Angie and the Deserters – You
The latest release from New York born and now California based Angie Bruyere and her band the Deserters, a six song collection entitled You, doubles down on and expands the successful artistic vision established on her previous two releases. Her skills were extraordinarily developed from her debut release, but later live shows and new songs along the way have allowed her already considerable talents to blossom in unexpected and thrilling ways. Her vocal chops are unquestionable, but she gets a chance to broaden them with this release thanks to resonate yet suggestively personal songwriting that nods to the genre’s conventions, but wrings bloody new life from them thanks to Bruyere’s lung-bursting passion and dramatic phrasing. The production renders the EP’s songs with startling clarity and balance while still managing to highlight Angie’s superb vocal skills.
Her pipes are full of much more than bluesy bluster. Bruyere shows a real fluency of technique and commitment on the opener “Stay”. This is a song largely cut from the ballad tradition in traditional music, but never sounds like a retro cut sonically. The musicians keep their playing deliberately understated while still subtly underscoring the longing and pain chewing at the edges of the song’s calm. There are strong commercial qualities here thanks to the production and strong melodic virtues. “Forgetting to Forget” is much more directly in the vein of traditional country songwriting, particularly with the bittersweet black humor of the title and chorus. Bruyere and her musical partners alike are able to invoke this feel without ever falling into imitation or tribute; instead, Bruyere’s songwriting rings true thanks to its vulnerability and plain-spoken lyrical beauty.
Personal pain has rarely been given such an elegant treatment as it is on the EP’s title track. It also gives Angie a spotlight number that shows off her sheer artistry with phrasing – the lyrics are quite solid, but there’s something about the way Bruyere inhabits each syllable that carries the song’s narrative to a whole other level. “17 Days” certainly invokes a lot of traditional country imagery, but it never feels faked or ham-fisted in Bruyere’s hands. Some voices are simply transcendent at the delicate art of pouring old wine into new bottles and Bruyere’s interpretative powers raise it to an even higher level. The whiff of personal apocalypse swirls around the penultimate track “When the Nighttime Comes” and Bruyere doubles down on that atmosphere by delivering an emphatic, chest-rattling vocal. The band whips up quite a sonic storm in accompaniment that beautifully compliments her voice. The EP’s last track “Goodbyes” summons, arguably, Bruyere’s most sensitive performance. In lesser hands, this song might have descended into bathos and melodrama, but Bruyere’s emotional range and artful restraint turns it into heart-wrenching elegy.
This is Angie and the Deserters’ peak release, but they have further to go still.

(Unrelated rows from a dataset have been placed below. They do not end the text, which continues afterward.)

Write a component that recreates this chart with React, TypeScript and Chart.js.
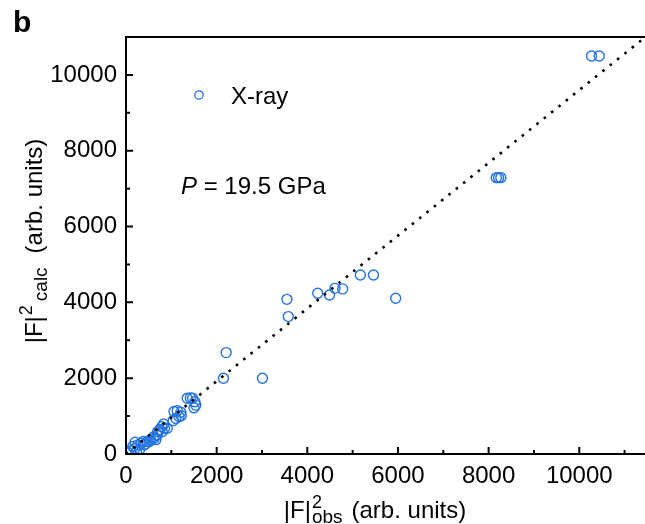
import { useEffect, useRef } from 'react';
import { Chart, registerables } from 'chart.js';

Chart.register(...registerables);

// Observed vs. calculated structure-factor intensities (arb. units)
const obsValues = [
  60, 110, 150, 190, 230, 260, 300, 330, 200, 380, 420, 400, 470, 510, 540, 610, 620, 660,
  690, 700, 740, 790, 800, 830, 850, 910, 1040, 1060, 1100, 1130, 1170, 1210, 1220,
  1350, 1420, 1470, 1520, 1540, 1500,
  2150, 2210, 3010,
  3550, 3580,
  4230, 4490, 4610, 4780, 5170, 5460, 5950,
  8170, 8220, 8270,
  10270, 10440,
];
const calcValues = [
  30, 90, 200, 140, 60, 240, 120, 280, 310, 330, 260, 240, 330, 325, 370, 455, 410, 380,
  500, 590, 640, 720, 590, 790, 680, 680, 880, 1120, 940, 1140, 990, 1100, 1010,
  1470, 1480, 1470, 1380, 1290, 1220,
  2000, 2675, 2000,
  4080, 3625,
  4240, 4195, 4370, 4355, 4720, 4720, 4110,
  7290, 7290, 7290,
  10500, 10500,
];

// Linear fit through the origin, drawn dotted
const FIT_SLOPE = 0.96;
const FIT_X = [0, 11450];

const X_MAX = 11450;
const Y_MAX = 11000;
const X_MAJOR_TICKS = [0, 2000, 4000, 6000, 8000, 10000];
const X_MINOR_TICKS = [1000, 3000, 5000, 7000, 9000, 11000];
const Y_MAJOR_TICKS = [0, 2000, 4000, 6000, 8000, 10000];
const Y_MINOR_TICKS = [1000, 3000, 5000, 7000, 9000];

const SERIES_LABEL = 'X-ray';
const PRESSURE_LABEL = ' = 19.5 GPa';
const PANEL_LABEL = 'b';

const FONT = '"Liberation Sans", Arial, Helvetica, sans-serif';
const BLUE = 'rgb(34, 114, 226)';

type Part = { text: string; size: number; dy?: number; italic?: boolean; gap?: number; stackWith?: Part };

function fontOf(p: Part) {
  return `${p.italic ? 'italic ' : ''}${p.size}px ${FONT}`;
}

function partWidth(ctx: CanvasRenderingContext2D, p: Part) {
  ctx.font = fontOf(p);
  let w = ctx.measureText(p.text).width;
  if (p.stackWith) {
    ctx.font = fontOf(p.stackWith);
    w = Math.max(w, ctx.measureText(p.stackWith.text).width);
  }
  return w + (p.gap || 0);
}

// Draws a run of text pieces (with super/subscripts) at baseline 0
function drawRich(ctx: CanvasRenderingContext2D, parts: Part[], cx: number, align: 'center' | 'left' = 'center') {
  const widths = parts.map((p) => partWidth(ctx, p));
  const total = widths.reduce((a, b) => a + b, 0);
  let x = align === 'center' ? cx - total / 2 : cx;
  ctx.textAlign = 'left';
  ctx.textBaseline = 'alphabetic';
  parts.forEach((p, i) => {
    ctx.font = fontOf(p);
    ctx.fillText(p.text, x, p.dy || 0);
    if (p.stackWith) {
      ctx.font = fontOf(p.stackWith);
      ctx.fillText(p.stackWith.text, x, p.stackWith.dy || 0);
    }
    x += widths[i];
  });
}

const decorations = {
  id: 'decorations',
  afterDraw(chart: Chart) {
    const { ctx, chartArea } = chart;
    const xs = chart.scales.x;
    const ys = chart.scales.y;
    const { left, right, top, bottom } = chartArea;
    ctx.save();
    ctx.strokeStyle = '#000';
    ctx.fillStyle = '#000';
    ctx.lineWidth = 2;

    // frame: left, bottom and top edges
    ctx.beginPath();
    ctx.moveTo(left, top);
    ctx.lineTo(left, bottom);
    ctx.moveTo(left - 1, bottom);
    ctx.lineTo(right, bottom);
    ctx.moveTo(left - 1, top);
    ctx.lineTo(right, top);
    ctx.stroke();

    // inward tick marks
    ctx.beginPath();
    X_MAJOR_TICKS.forEach((v) => {
      const px = xs.getPixelForValue(v);
      ctx.moveTo(px, bottom);
      ctx.lineTo(px, bottom - 7);
    });
    X_MINOR_TICKS.forEach((v) => {
      const px = xs.getPixelForValue(v);
      ctx.moveTo(px, bottom);
      ctx.lineTo(px, bottom - 4);
    });
    Y_MAJOR_TICKS.forEach((v) => {
      const py = ys.getPixelForValue(v);
      ctx.moveTo(left, py);
      ctx.lineTo(left + 7, py);
    });
    Y_MINOR_TICKS.forEach((v) => {
      const py = ys.getPixelForValue(v);
      ctx.moveTo(left, py);
      ctx.lineTo(left + 4, py);
    });
    ctx.stroke();

    // x-axis title
    const xTitle: Part[] = [
      { text: '|F|', size: 24, gap: 1 },
      { text: '2', size: 18, dy: -10, gap: 9, stackWith: { text: 'obs', size: 19, dy: 5 } },
      { text: '(arb. units)', size: 24 },
    ];
    ctx.save();
    ctx.translate(0, 518);
    drawRich(ctx, xTitle, 375);
    ctx.restore();

    // y-axis title
    const yTitle: Part[] = [
      { text: '|F|', size: 24, gap: 1 },
      { text: '2', size: 18, dy: -10, gap: 4 },
      { text: 'calc', size: 19, dy: 5, gap: 14 },
      { text: '(arb. units)', size: 24 },
    ];
    ctx.save();
    ctx.translate(42, 241);
    ctx.rotate(-Math.PI / 2);
    drawRich(ctx, yTitle, 0);
    ctx.restore();

    // legend
    ctx.beginPath();
    ctx.strokeStyle = BLUE;
    ctx.lineWidth = 1.3;
    ctx.arc(199, 95, 4.2, 0, Math.PI * 2);
    ctx.stroke();
    ctx.font = `24px ${FONT}`;
    ctx.textAlign = 'left';
    ctx.textBaseline = 'alphabetic';
    ctx.fillText(SERIES_LABEL, 231, 104);

    // pressure annotation
    ctx.save();
    ctx.translate(0, 194);
    drawRich(ctx, [{ text: 'P', size: 24, italic: true }, { text: PRESSURE_LABEL, size: 24 }], 181, 'left');
    ctx.restore();

    // panel letter
    ctx.font = `bold 30px ${FONT}`;
    ctx.fillText(PANEL_LABEL, 13, 32);
    ctx.restore();
  },
};

export default function App() {
  const canvasRef = useRef<HTMLCanvasElement | null>(null);

  useEffect(() => {
    const canvas = canvasRef.current;
    if (!canvas) return;
    const points = obsValues.map((x, i) => ({ x, y: calcValues[i] }));
    const fitLine = FIT_X.map((x) => ({ x, y: x * FIT_SLOPE }));
    const tickFont = { family: FONT, size: 24 };

    const chart = new Chart(canvas, {
      type: 'scatter',
      data: {
        datasets: [
          {
            type: 'line',
            label: 'fit',
            data: fitLine,
            borderColor: '#000',
            borderWidth: 2.6,
            borderDash: [2.6, 6.8],
            pointRadius: 0,
            fill: false,
          },
          {
            label: SERIES_LABEL,
            data: points,
            pointStyle: 'circle',
            pointRadius: 5,
            pointBorderWidth: 1.4,
            pointBorderColor: BLUE,
            pointBackgroundColor: 'rgba(0,0,0,0)',
            borderColor: BLUE,
            backgroundColor: 'rgba(0,0,0,0)',
          },
        ],
      },
      options: {
        responsive: false,
        animation: false,
        devicePixelRatio: 1,
        layout: { autoPadding: false, padding: { top: 37, right: 0, left: 0, bottom: 0 } },
        plugins: {
          legend: { display: false },
          tooltip: { enabled: false },
        },
        scales: {
          x: {
            type: 'linear',
            min: 0,
            max: X_MAX,
            grid: { display: false, drawTicks: false },
            border: { display: false },
            afterBuildTicks: (s: any) => {
              s.ticks = X_MAJOR_TICKS.map((value) => ({ value }));
            },
            ticks: {
              autoSkip: false,
              maxRotation: 0,
              minRotation: 0,
              padding: 8,
              color: '#000',
              font: tickFont,
              callback: (v: any) => String(v),
            },
            afterFit: (s: any) => {
              s.height = 70;
              s.paddingLeft = 0;
              s.paddingRight = 0;
            },
          },
          y: {
            type: 'linear',
            min: 0,
            max: Y_MAX,
            grid: { display: false, drawTicks: false },
            border: { display: false },
            afterBuildTicks: (s: any) => {
              s.ticks = Y_MAJOR_TICKS.map((value) => ({ value }));
            },
            ticks: {
              autoSkip: false,
              padding: 9,
              color: '#000',
              font: tickFont,
              callback: (v: any) => String(v),
            },
            afterFit: (s: any) => {
              s.width = 126;
              s.paddingTop = 0;
              s.paddingBottom = 0;
            },
          },
        },
      },
      plugins: [decorations],
    } as any);

    return () => chart.destroy();
  }, []);

  return (
    <div style={{ position: 'absolute', left: 0, top: 0, width: 645, height: 524, overflow: 'hidden', background: '#fff' }}>
      <canvas ref={canvasRef} width={645} height={524} style={{ display: 'block', width: 645, height: 524 }} />
    </div>
  );
}
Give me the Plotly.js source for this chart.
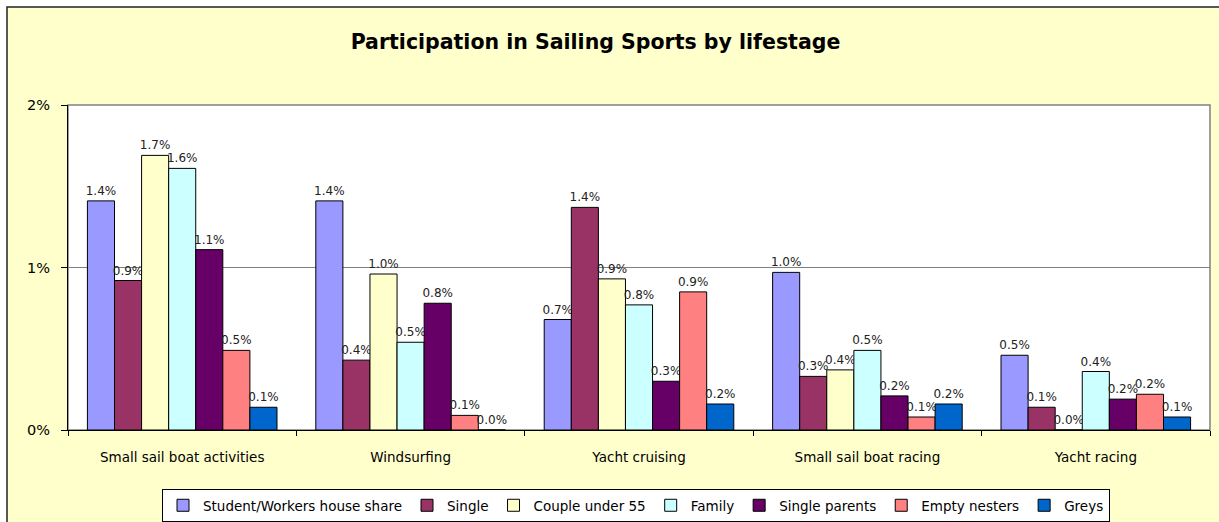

The band’s interplay and their chemistry with Bruyere has grown by leaps and bounds and exponentially deepened since their debut release. Bruyere’s voice, a prodigious gift from the outset, has likewise grown more musical and confident with additional releases thanks to the terrific progress her songwriting has made. You places Angie and the Deserters are far firmer ground than ever before and opens the highway in front of them leading to an even brighter tomorrow.